The security personnel appeared to be standing at Abe’s right and behind him wearing suits while he engaged the crowd.
Searching suspect’s house.
Police mounted a search in Tetsuya’s home and found many other handmade weapons, similar to the one employed in the attack. All these weapons have been confiscated by the police.
Police also found explosives were also found at the home and police said they had advised residents to evacuate the area.
Japan and crime rate
The former Japanese leader’s death came as a shock to the entire world, especially for a country like Japan where guns are not only tightly controlled but political violence is literally non-existent.
Japan has one of the lowest gun crimes in the world. For instance, in 2014, there were just six gun -related crimes in Japan as compared to 33,599 deaths in the United States.
- attend an all-day class
- take a written exam
- pass a shooting-range test with a minimum mark of 95%
- pass mental health test
- pass drugs tests
- pass police background checks
- pass anti-terror or link to any terror cell check
Police will check your family background for any records of crime including even your workplace. Many therefore give up on owning a gun due to the bureaucracy.
To crown it all, handguns are outrightly banned in Japan. Only shotguns and air rifles are permitted.
And one more thing! The Police must be notified where the gun and ammunition are stored. Moreover, they must be stored separately and locked away with key.
Police will also inspect guns once a year. And after three years your license runs out, at which point you have to attend the course and pass the tests again.
World’s reaction to Abe’s death.
Japan’s current Prime Minister, Fumio Kishida, a protege of the assassinated ex-PM, reacted to Abe’s assassination in utter surprise.
“I am simply speechless over the news of Abe’s death. This attack is an act of brutality that happened during the elections – the very foundation of our democracy….and is absolutely unforgivable,” Prime Minister Fumio Kishida told reporters.
“I deeply regret his sudden death,” Chinese state media quoted Xi as saying on behalf of the Chinese government and people in a message to Japanese Prime Minister Fumio Kishida.
In China, Abe is seen as hawkish. He’s seen as someone who downplayed Japanese past atrocities against China and relentlessly tried to re-awake the Japanese war machine by militarizing pacifist Japan after the second world war.
Abe is largely believed to be the brain child of the Quad, a military alliance of Japan, Australia, India and the US to contain a rising China.
In the United States, President Biden said he was “stunned, outraged and deeply saddened by the news that my friend Abe Shinzo, former Prime Minister of Japan, was shot and killed while campaigning.

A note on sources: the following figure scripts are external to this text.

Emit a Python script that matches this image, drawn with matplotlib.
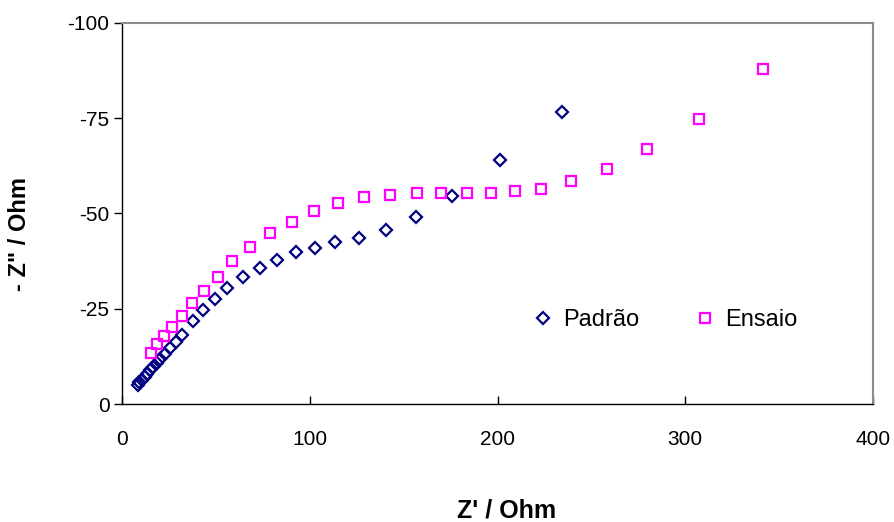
import matplotlib
matplotlib.use("Agg")
import matplotlib.pyplot as plt

plt.rcParams["font.family"] = ["Liberation Sans", "DejaVu Sans"]
plt.rcParams["axes.unicode_minus"] = False

# Nyquist data: Z' (real part) and Z'' (imaginary part), in Ohm
padrao_zre = [8.5, 9.3, 10.7, 12.0, 13.3, 14.9, 16.5, 18.4, 20.2, 22.9, 25.8,
              28.8, 32.0, 38.0, 43.3, 49.5, 55.8, 64.6, 73.5, 82.7, 92.5,
              102.8, 113.4, 126.4, 140.5, 156.4, 175.6, 201.3, 234.5]
padrao_zim = [-5.0, -5.8, -6.4, -7.1, -7.9, -8.8, -9.7, -10.8, -11.9, -13.1,
              -14.8, -16.4, -18.2, -21.8, -24.7, -27.6, -30.4, -33.4, -35.6,
              -37.8, -39.8, -40.9, -42.6, -43.6, -45.7, -49.0, -54.6, -64.0,
              -76.7]

ensaio_zre = [15.7, 18.7, 22.2, 26.5, 31.8, 37.1, 43.8, 51.0, 58.7, 68.2,
              78.8, 90.4, 102.3, 115.2, 129.1, 142.7, 157.0, 169.7, 183.6,
              196.4, 209.2, 223.0, 239.1, 258.2, 279.6, 307.3, 341.6]
ensaio_zim = [-13.5, -15.7, -17.8, -20.3, -23.2, -26.4, -29.7, -33.3, -37.5,
              -41.1, -44.8, -47.8, -50.7, -52.8, -54.3, -54.9, -55.5, -55.5,
              -55.5, -55.5, -56.0, -56.4, -58.6, -61.8, -67.0, -74.9, -88.0]

x_ticks = [0, 100, 200, 300, 400]
y_ticks = [0, -25, -50, -75, -100]

fig = plt.figure(figsize=(8.94, 5.22), dpi=100)
ax = fig.add_axes([122 / 894, 1 - 404 / 522, (873 - 122) / 894, (404 - 23) / 522])

ax.plot(padrao_zre, padrao_zim, linestyle="none", marker="D", ms=6.3,
        mfc="none", mec="#000080", mew=1.6, label="Padrão")
ax.plot(ensaio_zre, ensaio_zim, linestyle="none", marker="s", ms=7.2,
        mfc="none", mec="#FF00FF", mew=1.6, label="Ensaio")

ax.set_xlim(0, 400)
ax.set_ylim(0, -100)
ax.set_xticks(x_ticks)
ax.set_yticks(y_ticks)
ax.set_xticklabels([str(v) for v in x_ticks])
ax.set_yticklabels([str(v) for v in y_ticks])

for side in ("top", "right"):
    ax.spines[side].set_color("#8c8c8c")
    ax.spines[side].set_linewidth(1.5)
for side in ("left", "bottom"):
    ax.spines[side].set_color("#000000")
    ax.spines[side].set_linewidth(1.0)

ax.tick_params(axis="x", direction="in", length=6, width=1, pad=19,
               labelsize=15)
ax.tick_params(axis="y", direction="out", length=6, width=1, pad=3,
               labelsize=15)

ax.set_xlabel("Z' / Ohm", fontsize=18, fontweight="bold", va="center")
ax.set_ylabel('- Z" / Ohm', fontsize=17, fontweight="bold", va="center")
ax.xaxis.set_label_coords((507 - 122) / (873 - 122), -(511 - 404) / (404 - 23))
ax.yaxis.set_label_coords(-(122 - 20) / (873 - 122), (404 - 234) / (404 - 23))

leg = ax.legend(loc="center left", bbox_to_anchor=((531 - 122) / (873 - 122),
                (404 - 320) / (404 - 23)), ncol=2, frameon=False,
                fontsize=17, handlelength=1.0, handletextpad=0.35,
                columnspacing=2.3, borderaxespad=0, borderpad=0)

fig.savefig("out.png", dpi=100, facecolor="white")
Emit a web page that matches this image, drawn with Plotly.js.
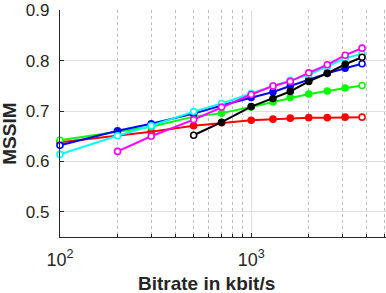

“We stand closely by Japan’s side in these difficult hours,” Germany’s Scholz said in a tweet.
“Japan has lost a great prime minister,” France’s Macron said.
Why was Shinzo Abe shot?
Tetsuya Yamagami told the police that he shot the ex-Prime Minister he begrudged a particular group which he believed the assassinated Prime Minister was connected to, police said, adding that they were investigating why the former PM was targeted out of other people related to the group.